Nach dem schweren Busunglück in Venedig mit 21 Todesopfern hat die italienische Staatsanwaltschaft Ermittlungen gegen den Geschäftsführer des Busunternehmens eingeleitet. Ermittelt wird auch gegen zwei Beamte der Stadtverwaltung, die für die Instandhaltung von Brücken und Straßen zuständig sind, wie die Lokalzeitung «Il Gazzettino» am Donnerstag berichtete. Die Ermittlungen richten sich unter anderem gegen den Geschäftsführer des Busunternehmens La Linea, bei dem die Betreiber des
Campingplatzes das Fahrzeug gechartert hatten. In den ersten Tagen wurde vor allem spekuliert, dass der Fahrer einen Schwächeanfall erlitten haben könnte. Der 40 Jahre alte Italiener kam ebenfalls ums Leben. Alle anderen Todesopfer waren ausländische Touristen.

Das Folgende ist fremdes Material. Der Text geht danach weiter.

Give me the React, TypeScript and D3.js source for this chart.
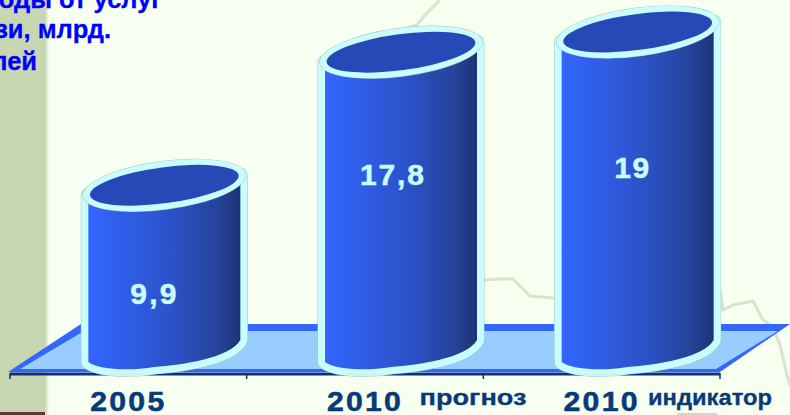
import React from "react";
import * as d3 from "d3";

const W = 790, H = 415;
const categories = ["2005", "2010 прогноз", "2010 индикатор"];
const values = [9.9, 17.8, 19];
const valueLabels = ["9,9", "17,8", "19"];
const axisYears = ["2005", "2010", "2010"];
const axisNotes = ["", "прогноз", "индикатор"];
const titleLines = ["Доходы от услуг", "связи, млрд.", "рублей"];
const mapRiverA: [number, number][] = [[440, 0], [432, 8], [425, 15], [417, 25], [407, 28], [402, 33]];
const mapRiverB: [number, number][] = [[483, 280], [498, 279], [513, 279], [522, 288], [530, 296], [553, 298], [560, 298]];
const mapRiverC: [number, number][] = [[720, 290], [723, 310], [733, 305], [753, 301], [763, 320], [772, 326], [780, 345], [787, 375], [790, 385]];

const x = d3.scaleBand<string>().domain(categories).range([10, 720]);
const y = d3.scaleLinear().domain([0, 19]).range([352, 32]);
const line = d3.line<[number, number]>();
const depth = 36;

function Cylinder({ value, cat, label, i }: { value: number; cat: string; label: string; i: number }) {
  const cx = x(cat)! + x.bandwidth() / 2 + depth;
  const yt = y(value), hw = 76, tip = 10, ry = 18, base = y(0);
  const left = cx - hw, right = cx + hw;
  const body = d3.path();
  body.moveTo(left, yt + tip);
  body.lineTo(left, base + 10);
  body.bezierCurveTo(left + 10, base + 18, left + 42, base + 19, cx - 10, base + 15);
  body.bezierCurveTo(cx + 18, base + 13, right - 10, base + 6, right, base - 12);
  body.lineTo(right, yt - tip);
  body.closePath();
  const d = body.toString();
  const rot = `rotate(-7.6 ${cx} ${yt})`;
  const dx = [-11, -9, -6][i];
  const ly = yt + [119, 133, 146][i];
  return (
    <g>
      <path d={d} fill="none" stroke="#a9c6c0" strokeWidth={15} strokeLinejoin="round" />
      <path d={d} fill="none" stroke="#c9fdfd" strokeWidth={14} strokeLinejoin="round" />
      <path d={d} fill="url(#bar)" />
      <ellipse cx={cx} cy={yt} rx={hw + 6.5} ry={ry + 6.5} transform={rot} fill="#a9c6c0" />
      <ellipse cx={cx} cy={yt} rx={hw + 6} ry={ry + 6} transform={rot} fill="#c9fdfd" />
      <ellipse cx={cx} cy={yt} rx={hw - 1} ry={ry} transform={rot} fill="#2749b8" />
      <text x={cx + dx} y={ly} textAnchor="middle" fontFamily="Liberation Sans" fontWeight={700} fontSize={30}
        textLength={[46, 64, 35][i]} lengthAdjust="spacing"
        stroke="#c9fdfd" strokeWidth={0.5} fill="#c9fdfd">{label}</text>
      <line x1={cx - 54} x2={cx - 16} y1={374.5} y2={374.5} stroke="#cfeef0" strokeWidth={2} />
    </g>
  );
}

export default function App() {
  const floorOuter = d3.line()([[8, 372], [81, 324], [790, 324], [720, 372]]) + "Z";
  const floorInner = d3.line()([[20, 369], [84, 331], [778, 331], [716, 369]]) + "Z";
  return (
    <svg width={W} height={H} viewBox={`0 0 ${W} ${H}`}
      style={{ position: "fixed", left: 0, top: 0, display: "block" }}>
      <defs>
        <linearGradient id="bar" x1="0" x2="1" y1="0" y2="0">
          <stop offset="0" stopColor="#3366ff" />
          <stop offset="0.55" stopColor="#2c52c8" />
          <stop offset="0.85" stopColor="#254399" />
          <stop offset="1" stopColor="#1d3377" />
        </linearGradient>
        <linearGradient id="fade" x1="0" x2="1" y1="0" y2="0">
          <stop offset="0" stopColor="#c8d7b2" />
          <stop offset="1" stopColor="#f6fff0" />
        </linearGradient>
      </defs>
      <rect width={W} height={H} fill="#f6fff0" />
      <rect width={45} height={H} fill="#c8d7b2" />
      <rect x={45} width={4} height={H} fill="url(#fade)" />
      <rect y={412} width={45} height={3} fill="#5a3c34" />
      <rect x={677} y={413} width={40} height={2} fill="#d5d5d0" />
      {[mapRiverA, mapRiverB, mapRiverC].map((r, i) => (
        <path key={i} d={line(r)!} fill="none" stroke="#dbe3cb" strokeWidth={3} strokeLinejoin="round" />
      ))}
      {titleLines.map((t, i) => (
        <text key={t} x={[162, 111, 37][i]} y={[8, 38, 70][i]} textAnchor="end"
          fontFamily="Liberation Sans" fontWeight={700} fontSize={25.5} stroke="#0000ff" strokeWidth={0.3} fill="#0000ff">{t}</text>
      ))}
      <path d={floorOuter} fill="#3366ff" />
      <path d={floorInner} fill="#99ccff" />
      <line x1={10} x2={720} y1={374} y2={374} stroke="#0d2f86" strokeWidth={3} />
      {d3.range(4).map((i) => {
        const tx = 10 + i * x.step();
        return <line key={i} x1={tx} x2={tx} y1={373} y2={379} stroke="#0d2f6f" strokeWidth={1.5} />;
      })}
      {categories.map((c, i) => (
        <Cylinder key={c} cat={c} i={i} value={values[i]} label={valueLabels[i]} />
      ))}
      {categories.map((c, i) => (
        <text key={c} transform={`translate(${x(c)! + x.bandwidth() / 2} 411) scale(1.12 1)`} textAnchor="middle"
          fontFamily="Liberation Sans" fontWeight={700} fontSize={27} letterSpacing={2}
          stroke="#083a78" strokeWidth={0.5} fill="#083a78">{axisYears[i]}</text>
      ))}
      {axisNotes.map((n, i) => n && (
        <text key={i} x={[0, 473, 710][i]} y={405} textAnchor="middle"
          fontFamily="Liberation Sans" fontWeight={700} fontSize={22} textLength={[0, 107, 124][i]} lengthAdjust="spacingAndGlyphs"
          stroke="#083a78" strokeWidth={0.3} fill="#083a78">{n}</text>
      ))}
    </svg>
  );
}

Bislang ist klar: Der Unfall hat sich im Festlandstadtteil Marghera/Mestre ereignet, als ein Bus, der allem Anschein nach Passagiere zu einem Campingplatz geshuttelt hat, die Brüstung einer Hochstraße durchbrach und 15 Meter in die Tiefe stürzte. Die Angaben zum Typ des Busses widersprechen sich – während in einigen Meldungen von einem Gasbus die Rede ist, heißt es in anderen, dass es sich um einen „modernen Elektrobus“ wahrscheinlich chinesischer Bauart (Yutong) gehandelt haben. Insgesamt sollen 40 Fahrgäste an Bord gewesen sein, vorwiegend Tagesurlauber, die aus der venezianischen Altstadt zurück aufs Festland wollten. Nach dem Aufprall war der Bus in Flammen aufgegangen, nicht zuletzt weil er die Oberleitungen der Bahn getroffen hatte. Die Löscharbeiten hätten sich auch wegen der sich ständig neu entzündenden Hochvoltbatterien als schwierig gestaltet, auch wenn es wahrscheinlich robustere LFP Batterien gewesen sein dürften.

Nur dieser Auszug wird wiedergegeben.